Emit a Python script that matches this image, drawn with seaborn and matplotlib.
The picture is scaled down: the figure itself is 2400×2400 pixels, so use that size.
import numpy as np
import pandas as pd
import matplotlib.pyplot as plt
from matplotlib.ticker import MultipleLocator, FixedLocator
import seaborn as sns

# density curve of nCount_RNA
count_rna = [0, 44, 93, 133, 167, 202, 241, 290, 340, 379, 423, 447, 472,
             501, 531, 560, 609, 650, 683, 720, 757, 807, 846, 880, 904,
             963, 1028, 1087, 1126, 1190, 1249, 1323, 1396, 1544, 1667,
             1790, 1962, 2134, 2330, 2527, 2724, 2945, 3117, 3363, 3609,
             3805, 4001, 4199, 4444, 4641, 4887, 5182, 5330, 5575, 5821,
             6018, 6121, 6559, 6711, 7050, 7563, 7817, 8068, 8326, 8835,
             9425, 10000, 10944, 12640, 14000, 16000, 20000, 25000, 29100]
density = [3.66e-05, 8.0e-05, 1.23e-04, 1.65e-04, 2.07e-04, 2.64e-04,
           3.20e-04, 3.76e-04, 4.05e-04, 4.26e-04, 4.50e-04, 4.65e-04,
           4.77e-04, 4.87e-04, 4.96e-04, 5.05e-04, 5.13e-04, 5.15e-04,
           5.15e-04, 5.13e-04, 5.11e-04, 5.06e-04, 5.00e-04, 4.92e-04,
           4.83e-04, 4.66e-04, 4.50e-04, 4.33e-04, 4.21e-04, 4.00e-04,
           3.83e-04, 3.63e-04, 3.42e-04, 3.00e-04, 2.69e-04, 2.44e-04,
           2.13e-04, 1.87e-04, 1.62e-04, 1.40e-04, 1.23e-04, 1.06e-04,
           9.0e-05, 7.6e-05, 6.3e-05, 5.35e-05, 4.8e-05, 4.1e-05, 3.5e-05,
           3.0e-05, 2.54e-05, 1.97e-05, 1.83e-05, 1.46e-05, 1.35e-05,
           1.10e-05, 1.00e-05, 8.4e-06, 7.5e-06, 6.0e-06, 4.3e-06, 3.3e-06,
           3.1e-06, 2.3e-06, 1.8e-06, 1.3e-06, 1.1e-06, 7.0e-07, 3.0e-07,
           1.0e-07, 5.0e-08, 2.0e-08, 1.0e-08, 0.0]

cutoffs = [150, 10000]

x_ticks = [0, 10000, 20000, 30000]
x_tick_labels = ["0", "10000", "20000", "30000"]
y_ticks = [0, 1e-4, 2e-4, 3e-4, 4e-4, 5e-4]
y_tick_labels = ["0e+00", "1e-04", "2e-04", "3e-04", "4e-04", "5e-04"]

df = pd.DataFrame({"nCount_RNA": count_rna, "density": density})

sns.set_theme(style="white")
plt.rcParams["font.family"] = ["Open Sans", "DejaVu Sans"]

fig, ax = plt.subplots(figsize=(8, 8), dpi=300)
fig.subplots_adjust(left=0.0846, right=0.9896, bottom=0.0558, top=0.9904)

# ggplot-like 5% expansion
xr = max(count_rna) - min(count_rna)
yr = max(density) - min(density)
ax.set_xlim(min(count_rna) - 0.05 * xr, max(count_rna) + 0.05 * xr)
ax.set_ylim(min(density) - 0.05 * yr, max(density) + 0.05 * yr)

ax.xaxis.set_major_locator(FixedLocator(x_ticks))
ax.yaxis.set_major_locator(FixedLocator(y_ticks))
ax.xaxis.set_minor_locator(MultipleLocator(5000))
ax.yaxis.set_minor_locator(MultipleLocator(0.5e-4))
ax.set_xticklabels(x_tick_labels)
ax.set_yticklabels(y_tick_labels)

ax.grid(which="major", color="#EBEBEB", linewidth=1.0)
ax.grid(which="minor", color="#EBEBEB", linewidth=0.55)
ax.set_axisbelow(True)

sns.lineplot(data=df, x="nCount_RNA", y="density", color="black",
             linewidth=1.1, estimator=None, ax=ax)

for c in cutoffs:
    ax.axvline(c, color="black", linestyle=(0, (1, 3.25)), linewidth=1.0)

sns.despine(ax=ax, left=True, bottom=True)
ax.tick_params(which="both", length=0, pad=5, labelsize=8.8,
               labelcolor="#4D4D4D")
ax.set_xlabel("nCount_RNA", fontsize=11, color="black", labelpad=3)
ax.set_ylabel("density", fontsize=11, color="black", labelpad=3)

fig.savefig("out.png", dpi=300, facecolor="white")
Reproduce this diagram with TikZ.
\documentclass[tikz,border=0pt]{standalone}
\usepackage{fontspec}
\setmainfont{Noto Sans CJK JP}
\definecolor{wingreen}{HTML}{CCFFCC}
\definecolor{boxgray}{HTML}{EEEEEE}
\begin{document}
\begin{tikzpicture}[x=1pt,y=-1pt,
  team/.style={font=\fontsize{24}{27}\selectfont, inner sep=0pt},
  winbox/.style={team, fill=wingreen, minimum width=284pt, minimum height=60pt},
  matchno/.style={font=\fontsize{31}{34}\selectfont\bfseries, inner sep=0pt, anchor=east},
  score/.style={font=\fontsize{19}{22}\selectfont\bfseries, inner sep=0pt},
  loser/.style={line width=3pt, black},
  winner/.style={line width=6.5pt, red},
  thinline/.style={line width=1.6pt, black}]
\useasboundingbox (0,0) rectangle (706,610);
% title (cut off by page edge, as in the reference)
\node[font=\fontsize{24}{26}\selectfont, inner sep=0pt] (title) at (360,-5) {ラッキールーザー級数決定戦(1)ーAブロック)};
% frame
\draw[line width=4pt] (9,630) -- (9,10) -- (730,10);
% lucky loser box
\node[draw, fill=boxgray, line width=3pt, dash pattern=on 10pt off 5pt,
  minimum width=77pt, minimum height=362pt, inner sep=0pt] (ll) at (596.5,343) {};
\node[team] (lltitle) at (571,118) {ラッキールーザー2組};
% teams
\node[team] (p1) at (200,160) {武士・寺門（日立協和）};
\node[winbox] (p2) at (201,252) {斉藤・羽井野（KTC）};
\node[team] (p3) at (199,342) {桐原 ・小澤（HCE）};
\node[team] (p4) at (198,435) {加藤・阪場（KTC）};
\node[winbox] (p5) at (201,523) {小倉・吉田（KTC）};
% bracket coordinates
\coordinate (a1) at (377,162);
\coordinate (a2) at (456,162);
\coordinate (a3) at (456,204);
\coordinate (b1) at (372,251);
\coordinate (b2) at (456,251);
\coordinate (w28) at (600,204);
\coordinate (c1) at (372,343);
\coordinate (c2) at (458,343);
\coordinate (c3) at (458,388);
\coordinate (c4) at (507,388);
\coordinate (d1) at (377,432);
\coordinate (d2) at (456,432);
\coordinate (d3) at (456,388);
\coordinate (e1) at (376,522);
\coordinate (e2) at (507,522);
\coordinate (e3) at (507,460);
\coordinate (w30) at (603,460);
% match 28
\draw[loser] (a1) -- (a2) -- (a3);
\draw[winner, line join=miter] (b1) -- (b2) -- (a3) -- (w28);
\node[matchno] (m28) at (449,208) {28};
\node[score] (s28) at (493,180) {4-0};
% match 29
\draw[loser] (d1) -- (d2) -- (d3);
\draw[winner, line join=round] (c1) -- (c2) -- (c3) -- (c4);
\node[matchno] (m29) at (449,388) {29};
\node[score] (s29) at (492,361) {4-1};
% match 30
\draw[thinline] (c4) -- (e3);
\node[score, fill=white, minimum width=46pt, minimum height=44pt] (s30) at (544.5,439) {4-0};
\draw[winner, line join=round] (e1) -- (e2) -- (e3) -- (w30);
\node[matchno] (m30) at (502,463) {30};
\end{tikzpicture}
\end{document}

Required task.
Exactly those lines that run from the line with "The picture is" through the line with "import seaborn as sns" are to be reproduced; both end lines belong to the range.

Solution to this exercise.
The picture is scaled down: the figure itself is 2400×2400 pixels, so use that size.
import numpy as np
import pandas as pd
import matplotlib.pyplot as plt
from matplotlib.ticker import MultipleLocator, FixedLocator
import seaborn as sns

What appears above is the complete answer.